When I was newly married, my mother passed on this bit of wisdom: if you love each other, you'll only fight about money. Well, in this house we rarely fight about money (Lego budget aside) and more often come to verbal blows over a 24 pack of Coca-Cola and Wendy's bags in the foot well of a car. As the using a toothpick to clean a stove incident might suggest, I am a touch on the neurotic side. Since my fencing has decreased to almost nothing and my running is a twice weekly affair, I've had to abandon my "I'm an athlete and I can eat whatever I want" attitude towards food. I've mostly vegetarian, bring lunch everyday to work, and try my best to eat something other than coffee for breakfast. I read food labels carefully (which is why there are two boxes of Girl Scout Cookies stashed in the freezer, since I discovered that two cookies filled about half of my daily saturated fat intake) and have been trying to cook more for myself and the husband. This is still a challenge. Tonight I feasted upon roasted beets and a tomato and red lentil soup (spiced up with cumin and garam masala). The husband might have a large bowl of plain pasta (no sauce... ever) or, if he's feeling adventurous, a peanut butter and jelly sandwich with the ubiquitous can of Coca-Cola. While he recovers from a late night of coaching I will be in bed, imagining that I can hear his arteries hardening and his blood sugar rising.
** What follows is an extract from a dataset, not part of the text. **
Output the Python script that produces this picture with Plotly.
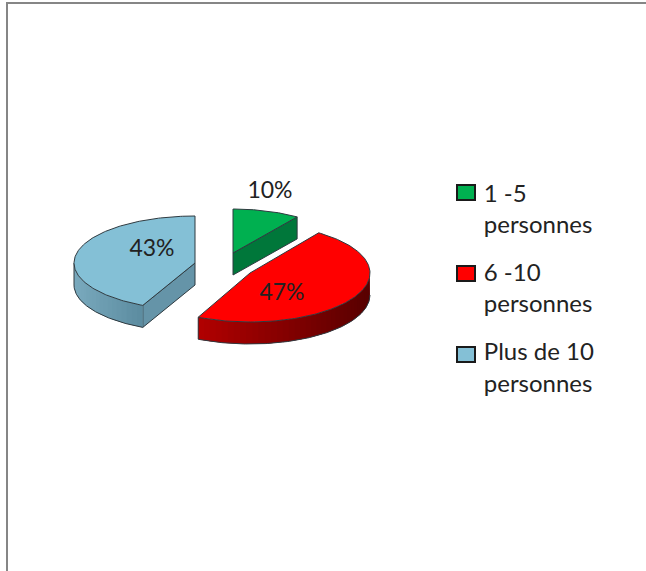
import numpy as np
import plotly.graph_objects as go

categories = ["1 -5<br>personnes", "6 -10<br>personnes", "Plus de 10<br>personnes"]
values = [9.7, 47.4, 42.9]
labels = [f"{round(v)}%" for v in values]

colors = ["#00B050", "#FF0000", "#84C0D6"]
face_colors = ["#00773A", "#8A0000", "#6594A8"]
wall_left = [(0, 120, 60), (178, 0, 0), (122, 170, 190)]
wall_right = [(0, 110, 55), (88, 0, 0), (92, 140, 160)]
cx = [233, 250, 195]
cy = [253, 273, 263]
rx = [112, 120, 121]
ry = [44, 49, 47]
depth = 22
label_x = [270, 282, 152]
label_y = [192, 294, 250]
swatch_y = [185, 266, 347]
FONT = "Lato, Carlito, sans-serif"
OUTLINE = "#2F3A40"

fig = go.Figure()


def pts(i, t):
    t = np.radians(t)
    return cx[i] + rx[i] * np.sin(t), cy[i] - ry[i] * np.cos(t)


def poly(x, y, fill, line=None, width=0.0):
    fig.add_trace(go.Scatter(
        x=list(x), y=list(y), mode="lines", fill="toself", fillcolor=fill,
        line=dict(color=line or fill, width=width),
        hoverinfo="skip", showlegend=False))


def rgb(c):
    return f"rgb({int(c[0])},{int(c[1])},{int(c[2])})"


edges = np.cumsum([0] + values) / sum(values) * 360
for i in [0, 2, 1]:
    a, b = edges[i], edges[i + 1]
    # radial cut faces that look towards the viewer
    for ang, normal in ((a, a - 90), (b, b + 90)):
        if np.cos(np.radians(normal)) < -1e-6:
            ex, ey = pts(i, ang)
            poly([cx[i], ex, ex, cx[i], cx[i]],
                 [cy[i], ey, ey + depth, cy[i] + depth, cy[i]],
                 face_colors[i], OUTLINE, 1)
    # curved outer wall, front half only: strips overlap so no seams show
    lo, hi = max(a, 90), min(b, 270)
    if hi > lo:
        steps = np.linspace(lo, hi, int((hi - lo) / 3) + 2)
        x0, x1 = pts(i, hi)[0], pts(i, lo)[0]
        for s, e in zip(steps[:-1], steps[1:]):
            tt = np.linspace(s, min(e + 3, hi), 6)
            xs, ys = pts(i, tt)
            f = (pts(i, (s + e) / 2)[0] - x0) / (x1 - x0)
            c = [wall_left[i][k] + f * (wall_right[i][k] - wall_left[i][k]) for k in range(3)]
            poly([*xs, *xs[::-1], xs[0]], [*ys, *(ys[::-1] + depth), ys[0]], rgb(c))
        tt = np.linspace(lo, hi, 120)
        ox, oy = pts(i, tt)
        fig.add_trace(go.Scatter(
            x=list(ox) + [pts(i, hi)[0]], y=list(oy + depth) + [pts(i, hi)[1]],
            mode="lines", line=dict(color=OUTLINE, width=1),
            hoverinfo="skip", showlegend=False))
    # top surface
    tt = np.linspace(a, b, 160)
    ox, oy = pts(i, tt)
    poly([cx[i], *ox, cx[i]], [cy[i], *oy, cy[i]], colors[i], OUTLINE, 1)

# data labels
fig.add_trace(go.Scatter(
    x=label_x, y=label_y, mode="text", text=labels,
    textfont=dict(family=FONT, size=23, color="#222222"),
    textposition="middle center", hoverinfo="skip", showlegend=False))

# legend entries (swatches are drawn beside the first text line, as in the reference)
for name in categories:
    fig.add_trace(go.Scatter(
        x=[None], y=[None], mode="markers", name=name, legendgroup=name,
        marker=dict(symbol="square", size=1, color="rgba(0,0,0,0)")))
for col, y0 in zip(colors, swatch_y):
    fig.add_shape(type="rect", x0=457, x1=475, y0=y0, y1=y0 + 15, xref="x", yref="y",
                  fillcolor=col, line=dict(color="#1A1A1A", width=2))

# chart frame
fig.add_shape(type="rect", x0=7, y0=3, x1=700, y1=640, xref="x", yref="y",
              line=dict(color="#868686", width=2), layer="below")

fig.update_layout(
    width=646, height=571, autosize=False,
    margin=dict(l=0, r=0, t=0, b=0),
    paper_bgcolor="white", plot_bgcolor="white",
    xaxis=dict(range=[0, 646], visible=False, fixedrange=True),
    yaxis=dict(range=[571, 0], visible=False, fixedrange=True),
    legend=dict(x=0.687, y=0.702, xanchor="left", yanchor="top",
                font=dict(family=FONT, size=24, color="#222222"),
                tracegroupgap=14, itemwidth=30, bgcolor="rgba(0,0,0,0)"),
)
fig.write_html("out.html", config={"displayModeBar": False},
               post_script="document.body.style.margin='0';document.documentElement.style.overflow='hidden';")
I know he's not going to drop dead in the next week, but I can't help thinking about what his intake of red meat and ultra-refined carbs will mean for the future (for both his body and the environment). I've managed to change in whole-grain pizza crust and whole-wheat/seed packed bread for sandwiches, but I can't seem to do much else. Yelling is ineffective, as are carefully placed articles on the amount of sugar in soda and the recent study on the dangerous of red meat. But I believe my husband isn't alone in this resistance, that his diet mirrors that of hundreds of thousands of other people in this country. How do you shift a country where the American Dream is celebrated by a steak and potatoes and washed down with cola? At times like these, I feel that I'm just a liberal urban hipster jumping on the next great alternative thing that will soon appear on Stuff White People Like. But it still remains that we are, inescapably, what we eat.

2 comments:

Aiglet said...

It is entirely possible that he's never run into a tasty vegetable in his life. The East Coast isn't exactly renowned for its year-round availability of tasty produce, and if his parents weren't big on pushing the veg...

That being said. He's a big boy, and I'm sure he knows all the risks he's taking with his own health -- I certainly knew smoking was bad for me, but that never stopped me from doing it. You can yell or nag all you like (seriously, "strategically placed articles" really sounds like passive-aggressive nagging), but you can't make him change, and you're entirely likely to just cement him in his ways out of sheer stubbornness. The best you can really do is switch him over to healthier alternatives, like you're already doing (organic peanut butter? sugar-free jelly?) and hope that some day the tasty smell of what you're eating will entice him to try some.
You might also try eating things that look/feel like things he already likes, to see if you can lead him down the garden path. GP keeps trying to do that to me with shrimp and fish, but it's not really working so good because I really really don't like those things. Good luck!